Sure, there are versions of the classics on the menu, like a Bolognese served on tagliatelle (the sales of which benefit community meals in partnership with the local nonprofit Now Serving) but David isn’t working toward verisimilitude.

Instead, he’s recreating the classics using local ingredients and incorporating a range of others. The dishes his kitchen is building are uniquely his own, which is what makes Figulina more than just another Italian place — it’s a place forged by the past and a very particular personal history.

The orecchiette, which was added to the menu for spring, is topped with a rich, cider-braised pork cheek, charred cabbage, fennel pollen, and pine nut gremolata. The tender meat and other bits suspend themselves into the dents and crevices of the pasta perfectly. And though it had a wholly different, tender texture, the combination of succulent meat and sweet cabbage called up a perfectly rendered BBQ sandwich with slaw. It’s Italian, but it’s also Southern and something else.

Figulina’s Sunday brunch makes David’s British heritage most apparent. Not only does the menu feature scones with clotted cream and jam, it includes Bubble and Squeak, a dish traditionally made with leftovers from a Sunday roast. But like the dinner menu, there’s variety: Eggs Benedict and breakfast hash coexist with yogurt panna cotta and a porchetta sandwich. Mafaldine makes an inspired appearance as well, because why shouldn’t carbonara be breakfast? Especially when it’s made with country ham.
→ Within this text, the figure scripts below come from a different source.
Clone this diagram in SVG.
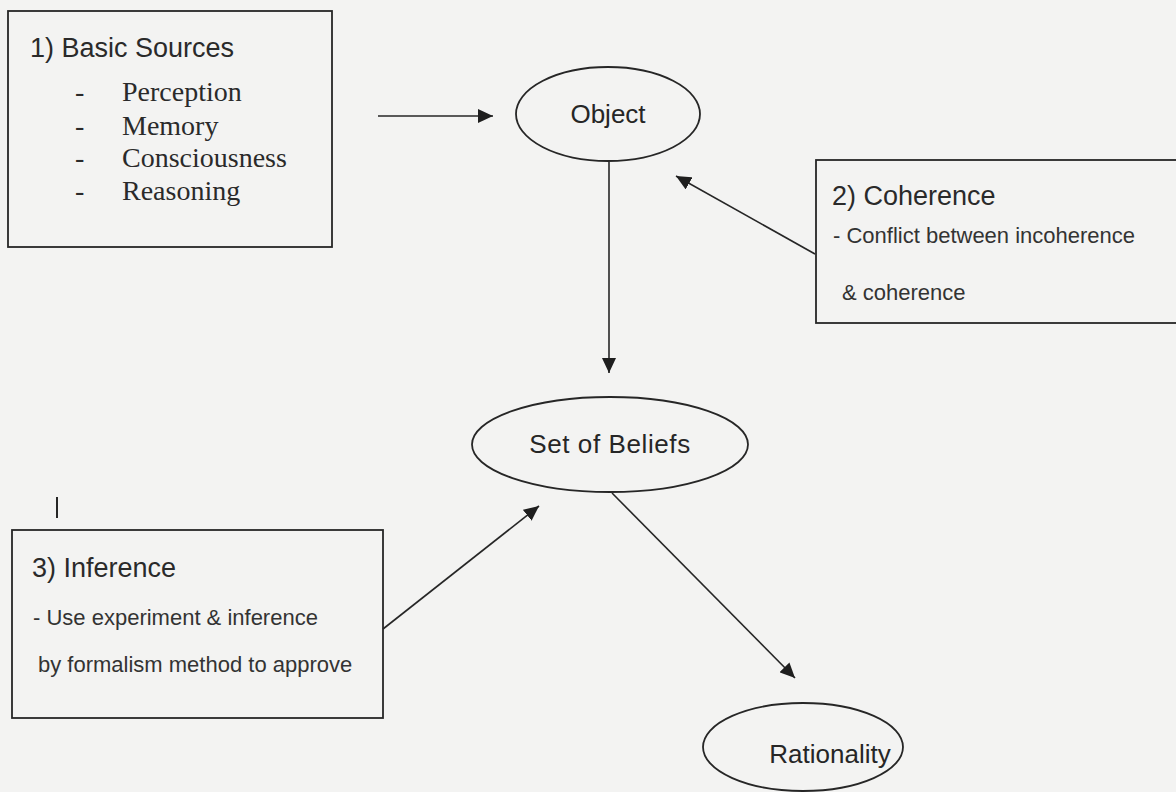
<svg xmlns="http://www.w3.org/2000/svg" width="1176" height="792" viewBox="0 0 1176 792">
<defs>
<style>
.bg{fill:#f3f3f2}
.box{fill:none;stroke:#262626;stroke-width:1.8}
.ell{fill:none;stroke:#262626;stroke-width:1.8}
.edge{fill:none;stroke:#262626;stroke-width:1.6}
.h{font-family:"Liberation Sans",Arial,sans-serif;font-size:27px;fill:#2a2a2a}
.s{font-family:"Liberation Sans",Arial,sans-serif;font-size:22px;fill:#333}
.n{font-family:"Liberation Sans",Arial,sans-serif;font-size:26px;fill:#262626}
.serif{font-family:"Liberation Serif","Times New Roman",serif;font-size:28px;fill:#2a2a2a}
</style>
<marker id="ah" markerUnits="userSpaceOnUse" markerWidth="16" markerHeight="14" refX="15" refY="7" orient="auto">
<path d="M0,0 L15,7 L0,14 z" fill="#1e1e1e"/>
</marker>
</defs>
<rect class="bg" x="0" y="0" width="1176" height="792"/>

<g id="connectors">
<line class="edge" x1="378" y1="116" x2="493" y2="116" marker-end="url(#ah)"/>
<line class="edge" x1="609" y1="162" x2="609" y2="373" marker-end="url(#ah)"/>
<line class="edge" x1="815" y1="254" x2="676" y2="176" marker-end="url(#ah)"/>
<line class="edge" x1="383" y1="629" x2="539" y2="506" marker-end="url(#ah)"/>
<line class="edge" x1="612" y1="493" x2="795" y2="678" marker-end="url(#ah)"/>
</g>

<g id="basic-sources">
<rect class="box" x="8" y="11" width="324" height="236"/>
<text class="h" x="30" y="57">1) Basic Sources</text>
<text class="serif" x="75" y="101">-</text>
<text class="serif" x="122" y="101">Perception</text>
<text class="serif" x="75" y="135">-</text>
<text class="serif" x="122" y="135">Memory</text>
<text class="serif" x="75" y="167">-</text>
<text class="serif" x="122" y="167">Consciousness</text>
<text class="serif" x="75" y="200">-</text>
<text class="serif" x="122" y="200">Reasoning</text>
</g>

<g id="object">
<ellipse class="ell" cx="608" cy="114" rx="92" ry="47"/>
<text class="n" x="608" y="123" text-anchor="middle">Object</text>
</g>

<g id="coherence">
<rect class="box" x="816" y="160" width="370" height="163"/>
<text class="h" x="832" y="205">2) Coherence</text>
<text class="s" x="833" y="243">- Conflict between incoherence</text>
<text class="s" x="842" y="300">&amp; coherence</text>
</g>

<g id="set-of-beliefs">
<ellipse class="ell" cx="610" cy="444.5" rx="138" ry="47.5"/>
<text class="n" x="610" y="453" text-anchor="middle" font-size="27" letter-spacing="0.6">Set of Beliefs</text>
</g>

<g id="inference">
<rect class="box" x="12" y="530" width="371" height="188"/>
<text class="h" x="32" y="577">3) Inference</text>
<text class="s" x="33" y="625">- Use experiment &amp; inference</text>
<text class="s" x="38" y="672">by formalism method to approve</text>
</g>

<g id="rationality">
<ellipse class="ell" cx="803" cy="747" rx="100" ry="44"/>
<text class="n" x="830" y="763" text-anchor="middle" font-size="29">Rationality</text>
</g>

<line x1="57" y1="497" x2="57" y2="518" stroke="#262626" stroke-width="2"/>
</svg>
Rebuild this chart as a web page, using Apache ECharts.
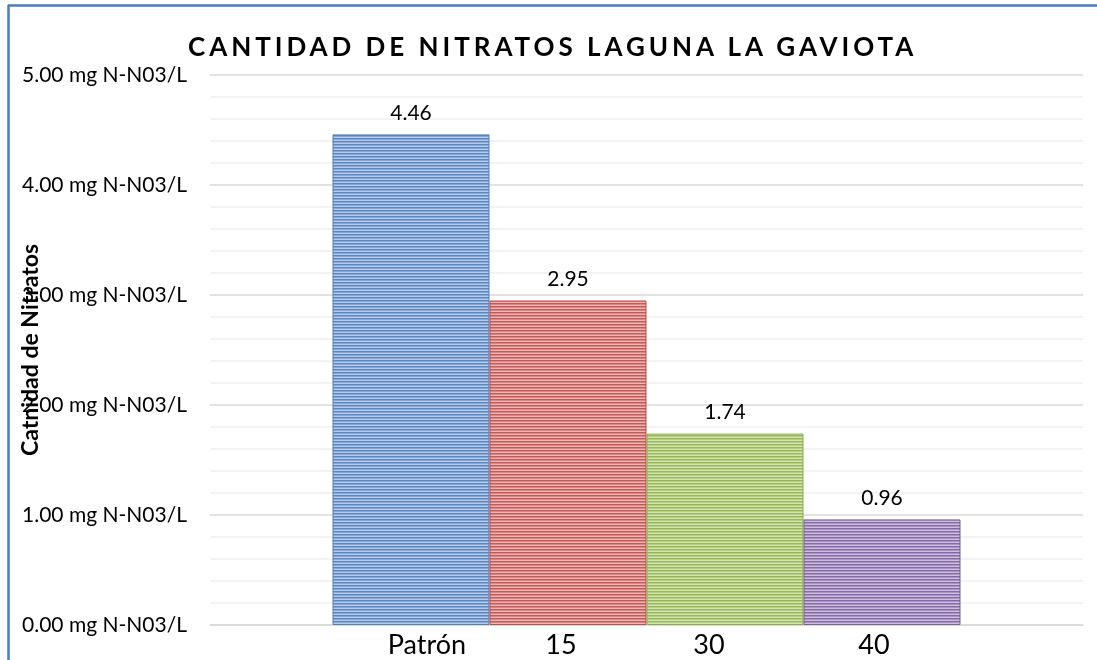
<!DOCTYPE html>
<html>
<head>
<meta charset="utf-8">
<script src="https://cdn.jsdelivr.net/npm/echarts@6/dist/echarts.min.js"></script>
<style>
    html, body {margin: 0; padding: 0; background: #fff;}
    #wrap {position: relative; width: 1097px; height: 660px;}
    #chart {width: 1097px; height: 660px;}
    #title {
        position: absolute; left: 188px; top: 30px; white-space: nowrap;
        font: bold 26px Lato, sans-serif; color: #000; line-height: 32px;
    }
</style>
</head>
<body>
<div id="wrap">
    <div id="chart"></div>
    <div id="title">CANTIDAD DE NITRATOS LAGUNA LA GAVIOTA</div>
</div>
<script>
const categories = ['Patrón', '15', '30', '40'];
const values = [4.46, 2.95, 1.74, 0.96];
const yTicks = [0, 1, 2, 3, 4, 5];

// dark row, mid row, light row, edge
const palette = [
    ['#5a88c5', '#87a8d6', '#b7cbe7', '#4f7fbd'],
    ['#c45957', '#d98785', '#ebb8b7', '#b94b48'],
    ['#98b857', '#b6cf84', '#d5e4b5', '#8aab4a'],
    ['#876aa9', '#a893c2', '#cbbfdc', '#7a5c9c']
];
// where the category texts sit under the bars
const catLabelX = [427, 561, 709, 874];

function stripes(c) {
    let cv = document.createElement('canvas');
    cv.width = 4;
    cv.height = 3;
    let ctx = cv.getContext('2d');
    ctx.fillStyle = c[0]; ctx.fillRect(0, 0, 4, 1);
    ctx.fillStyle = c[1]; ctx.fillRect(0, 1, 4, 1);
    ctx.fillStyle = c[2]; ctx.fillRect(0, 2, 4, 1);
    return {image: cv, repeat: 'repeat'};
}

// spread the title letters over its original width
(function () {
    let t = document.getElementById('title');
    let ctx = document.createElement('canvas').getContext('2d');
    ctx.font = 'bold 26px Lato';
    let w = ctx.measureText(t.textContent).width;
    let n = t.textContent.length;
    t.style.letterSpacing = ((727 - w) / (n - 1)).toFixed(2) + 'px';
})();

const chart = echarts.init(document.getElementById('chart'));

const option = {
    animation: false,
    textStyle: {fontFamily: 'Lato'},
    grid: {left: 210, right: 14, top: 75, bottom: 35, containLabel: false, outerBoundsMode: 'none'},
    xAxis: {
        type: 'category',
        data: [''],
        axisTick: {show: false},
        axisLabel: {show: false},
        axisLine: {lineStyle: {color: '#d9d9d9', width: 1.5}}
    },
    yAxis: {
        type: 'value',
        min: yTicks[0],
        max: yTicks[yTicks.length - 1],
        interval: 1,
        name: 'Catnidad de Nitratos',
        nameLocation: 'middle',
        nameGap: 168,
        nameMoveOverlap: false,
        nameTextStyle: {fontSize: 23, fontWeight: 'bold', color: '#000', fontFamily: 'Lato'},
        axisLine: {show: false},
        axisTick: {show: false},
        axisLabel: {
            margin: 23,
            fontSize: 21,
            color: '#000',
            formatter: (v) => v.toFixed(2) + ' mg N-N03/L'
        },
        splitLine: {lineStyle: {color: '#d9d9d9', width: 1.5}},
        minorTick: {show: false, splitNumber: 5},
        minorSplitLine: {show: true, lineStyle: {color: '#efefef', width: 1.5}}
    },
    series: categories.map((name, i) => ({
        name: name,
        type: 'bar',
        data: [values[i]],
        barWidth: 157,
        barGap: '0%',
        itemStyle: {color: stripes(palette[i]), borderColor: palette[i][3], borderWidth: 1},
        label: {
            show: true,
            position: 'top',
            distance: 11,
            fontSize: 21,
            color: '#000',
            formatter: (p) => p.value.toFixed(2)
        }
    })),
    graphic: [
        {type: 'line', shape: {x1: 8.5, y1: 5, x2: 8.5, y2: 660}, style: {stroke: '#4a7dbf', lineWidth: 2.5}},
        {type: 'line', shape: {x1: 8, y1: 5.5, x2: 1097, y2: 5.5}, style: {stroke: '#4a7dbf', lineWidth: 2.5}}
    ].concat(categories.map((c, i) => ({
        type: 'text',
        x: catLabelX[i],
        y: 645,
        style: {text: c, fontSize: 27, fontFamily: 'Lato', fill: '#000', align: 'center', verticalAlign: 'middle'}
    })))
};

chart.setOption(option);
</script>
</body>
</html>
Similarly, the tidy dessert menu sums up the skillful interplay of disparate influences in only three offerings: a Bakewell tart (a classic British dessert that some of us have only seen on The Great British Bake Off); an olive oil cake; and a tahini mousse that features Viemoose. I can’t think of another restaurant where these items would appear together, and that is exactly the point.

Just as human touch is embedded in handmade ceramics — so, too, with handmade pasta. At Figulina, there’s no doubt a human is behind each plate.